Gy4, as I'm sure you've figured out, upsampling and oversampling are the exact same thing. Upsampling is simply a marketing term and 96kHz and 192kHz "upsampling" were used specifically to imply that regular 16bit/44.1kHz CD's could achieve some of the magic of DVD-A high rez formats. The timing for this marketing hype was perfect as most high-end consumers were sitting on the sidelines waiting for the high rez players to come out and format wars to settle. Interest in the latest $4k+ CD player was low as many wondered if an inexpensive DVD-A or SuperAudio CD player would better the multi-kilobuck CD players.
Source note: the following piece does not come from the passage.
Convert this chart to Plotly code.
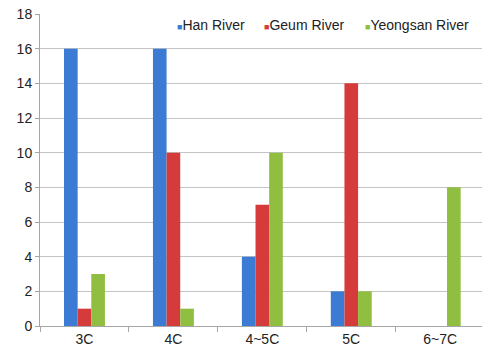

It worked perfectly and CD player sales (with "upsampling" hype in particular) took off.
Oversampling to 96kHz or 192kHz results in a decrease in precision due to rounding errors when oversampling by a non-integer multiple; however, Im not sure this is truly significant to the quality of the sound. Usually, these products will then use another digital filter to oversample to some higher rate such as 384kHz (4x96). The truth is there are great sounding products that do this and also great sounding products that simply use a cascade of integer multiple oversampling digital filters, or even a single integer oversampling digital filter too (eg 8x44.1 = 352.8kHz or 16x44.1 = 705.6kHz).
I do think that technology has improved over the last 5 years with better off-the-shelf digital filters and DACS. Also, knowledge of implementation techniques has grown significantly (witness the growth in modders who tweak existing designs to squeeze out better performance). In the end, the quality of the sound is a function of the quality of parts and implementation (eg transport, clock, digital filters, DACS, reconstruction filters, analog stage, etc) and not the marketing hype. Youre doing the right thing in trying to cut through the marketing bs, but ultimately, let your ears decide.